Discounts for Company Investments in Green Energy
New Rate Hikes Proposed by EAC Under Review by CERA
The Cyprus Electricity Authority (EAC) has submitted new rate hike proposals to the Cyprus Energy Regulatory Authority (CERA) for examination. These proposed increases are significantly lower compared to last year's request, as mentioned by Andreas Poulikkas, the President of CERA, during the discussion of CERA's 2024 budget at the Parliamentary Finance Committee.
Mr. Poulikkas reminded that last year, the EAC had submitted a request that would have resulted in a 25% increase in the final kilowatt-hour price, which was rejected by CERA. He added that currently, CERA is examining the pricing for 2024, which, as he stated, are considerably reduced compared to last year.
However, the EAC has appealed to the court over CERA's rejection of its request from last year. If EAC wins the case, consumers will bear the cost of a 25% increase on the kilowatt-hour.
Regarding the cost of greenhouse gases, which influences the rising price of electricity, Mr. Poulikkas stated that it is currently estimated between 70 and 90 euros per ton. However, he noted that this cost is expected to continually rise until 2030, depending on the need for investments in green energy. He added that there are predictions that it could reach up to 200 euros per ton and emphasized that the only way to avoid paying for pollutants is to invest in green energy.
Responding to questions from the MPs, Mr. Poulikkas advocated for the taxation of unexpected profits due to energy price increases, provided these are not reinvested in green development.
Regarding the hydrogen market, he mentioned that CERA is progressing with the regulatory framework for this market, as it has prepared for natural gas and electrical connections. However, he clarified that the state is responsible for formulating strategies in each sector.
On Renewable Energy Sources storage systems, the President of CERA highlighted their importance in making RES reliable. So far, he said, CERA has licensed storage systems for about 200 MW of RES and expressed hope for their advancement.
He also emphasized the importance of consulting services for CERA, to transfer necessary expertise to its staff, and noted that once the training of the staff is completed, these services will cease.
Additionally, in the Committee, the discussion began on the bill approved by the Council of Ministers on May 31, for tax deductions on capital expenditures by companies aimed at energy upgrading and energy saving. The expenditures will apply to the fiscal years 2023-2025.
Specifically, for improving the energy efficiency of buildings, an increased capital allowance of 7% instead of the current 3% is granted on certain capital expenditures. The representative of the Ministry of Finance explained that these would be amortized over 14 years instead of 30.
Furthermore, for investments in machinery and equipment related to RES systems and technical systems improving energy efficiency, an increased capital allowance of 20% instead of 10% is granted under the existing legal framework on capital expenditures. This includes insulation of water pipes, energy recovery systems, purchase of photovoltaic systems, and energy storage batteries. These investments will be amortized over 5 years instead of 10.

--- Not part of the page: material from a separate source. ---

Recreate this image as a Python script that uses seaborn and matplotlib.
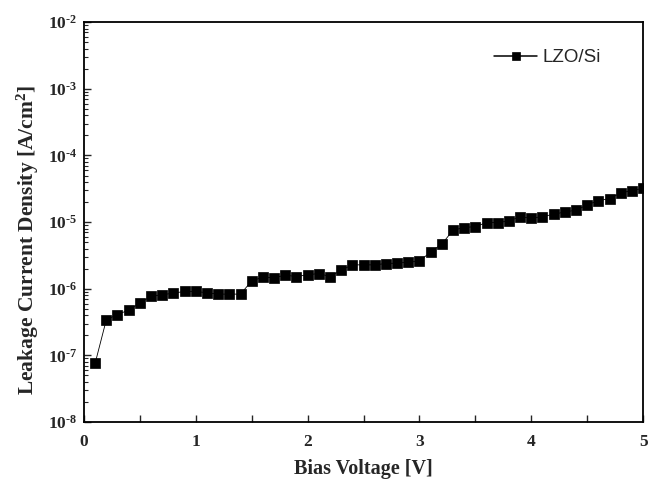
import numpy as np
import pandas as pd
import matplotlib
matplotlib.use("Agg")
import matplotlib.pyplot as plt
from matplotlib.lines import Line2D
from matplotlib.legend_handler import HandlerTuple
import seaborn as sns
from matplotlib.ticker import LogLocator, FixedLocator, FuncFormatter, NullFormatter

voltage = [0.1, 0.2, 0.3, 0.4, 0.5, 0.6, 0.7, 0.8, 0.9, 1.0,
           1.1, 1.2, 1.3, 1.4, 1.5, 1.6, 1.7, 1.8, 1.9, 2.0,
           2.1, 2.2, 2.3, 2.4, 2.5, 2.6, 2.7, 2.8, 2.9, 3.0,
           3.1, 3.2, 3.3, 3.4, 3.5, 3.6, 3.7, 3.8, 3.9, 4.0,
           4.1, 4.2, 4.3, 4.4, 4.5, 4.6, 4.7, 4.8, 4.9, 5.0]
current = [7.6e-8, 3.42e-7, 4.1e-7, 4.78e-7, 6.08e-7, 7.74e-7, 8.1e-7, 8.6e-7, 9.1e-7, 9.1e-7,
           8.7e-7, 8.3e-7, 8.3e-7, 8.3e-7, 1.31e-6, 1.49e-6, 1.46e-6, 1.6e-6, 1.52e-6, 1.62e-6,
           1.69e-6, 1.52e-6, 1.9e-6, 2.28e-6, 2.28e-6, 2.28e-6, 2.39e-6, 2.42e-6, 2.51e-6, 2.59e-6,
           3.57e-6, 4.67e-6, 7.56e-6, 8.28e-6, 8.57e-6, 9.84e-6, 9.84e-6, 1.04e-5, 1.2e-5, 1.14e-5,
           1.21e-5, 1.31e-5, 1.42e-5, 1.51e-5, 1.81e-5, 2.1e-5, 2.25e-5, 2.74e-5, 2.97e-5, 3.22e-5]
series_label = "LZO/Si"
x_ticks = [0, 1, 2, 3, 4, 5]
y_exponents = [-8, -7, -6, -5, -4, -3, -2]

sns.set_style("ticks")
plt.rcParams['font.family'] = ['Liberation Serif', 'DejaVu Serif']
plt.rcParams['mathtext.fontset'] = 'custom'
plt.rcParams['mathtext.rm'] = 'Liberation Serif'
plt.rcParams['mathtext.bf'] = 'Liberation Serif:bold'
plt.rcParams['mathtext.it'] = 'Liberation Serif:italic'

df = pd.DataFrame({"V": voltage, "J": current})

fig = plt.figure(figsize=(6.61, 4.82), dpi=100)
ax = fig.add_axes([0.127, 0.1245, 0.846, 0.8295])

sns.lineplot(data=df, x="V", y="J", ax=ax, color="black", linewidth=0.6,
             marker="s", markersize=6.5, markeredgecolor="black", markeredgewidth=0.5,
             legend=False)

ax.set_yscale("log")
ax.set_xlim(0, 5)
ax.set_ylim(10.0 ** y_exponents[0], 10.0 ** y_exponents[-1])

ax.xaxis.set_major_locator(FixedLocator(x_ticks))
ax.xaxis.set_minor_locator(FixedLocator([0.5, 1.5, 2.5, 3.5, 4.5]))
ax.yaxis.set_major_locator(FixedLocator([10.0 ** e for e in y_exponents]))
ax.yaxis.set_minor_locator(LogLocator(base=10, subs=np.arange(2, 10), numticks=20))
ax.yaxis.set_minor_formatter(NullFormatter())
ax.yaxis.set_major_formatter(FuncFormatter(
    lambda v, p: r'$\mathbf{10}^{\mathbf{\text{-}%d}}$' % abs(int(round(np.log10(v))))))
ax.xaxis.set_major_formatter(FuncFormatter(lambda v, p: '%d' % int(round(v))))

ax.tick_params(axis='both', which='major', direction='in', length=5, width=1,
               labelsize=12.5)
ax.tick_params(axis='x', which='major', pad=9)
ax.tick_params(axis='x', which='minor', direction='in', length=5, width=1)
ax.tick_params(axis='y', which='minor', direction='in', length=3, width=0.8)
ax.tick_params(axis='y', which='major', pad=5)
for lab in ax.get_xticklabels() + ax.get_yticklabels():
    lab.set_fontweight('bold')

for s in ax.spines.values():
    s.set_visible(True)
    s.set_linewidth(1.3)
    s.set_color('black')

ax.set_xlabel("Bias Voltage [V]", fontsize=14.5, fontweight='bold', labelpad=6)
ax.set_ylabel(r"Leakage Current Density [A/cm$^\mathbf{2}$]", fontsize=15.5,
              fontweight='bold')
ax.yaxis.set_label_coords(-0.076, 0.455)

h_line = Line2D([], [], color='black', linewidth=1.1)
h_mark = Line2D([], [], color='black', linestyle='none', marker='s', markersize=6,
                markeredgecolor='black', markeredgewidth=0.5)
leg = ax.legend(handles=[(h_line, h_mark)], labels=[series_label], loc='upper right',
                bbox_to_anchor=(0.955, 0.975), frameon=False, numpoints=1,
                handler_map={tuple: HandlerTuple(ndivide=1, pad=0)},
                prop={'family': 'Liberation Sans', 'size': 13.5},
                handlelength=2.3, handletextpad=0.3)

fig.savefig("out.png", dpi=100)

Also, for new commercial electric vehicles, as well as taxis and buses, an increased capital allowance of 25% is granted, up from the current 20%.
Additionally, expenses incurred for the energy upgrading study of businesses, or for issuing an energy-saving certificate, are deductible from taxable income.
These incentives, according to the Ministry of Finance, combined with plans from the Ministry of Energy and the Ministry of Transport, are expected to significantly contribute to reducing operational expenses of businesses in the short and long term, and also to Cyprus's green energy goals.
Interested parties suggested including electric vehicle charging stations in the deductions. There was also a proposal for the incentives to start in 2024 and end in 2026.
The fiscal impact of the measure is expected to be around 600,000 euros.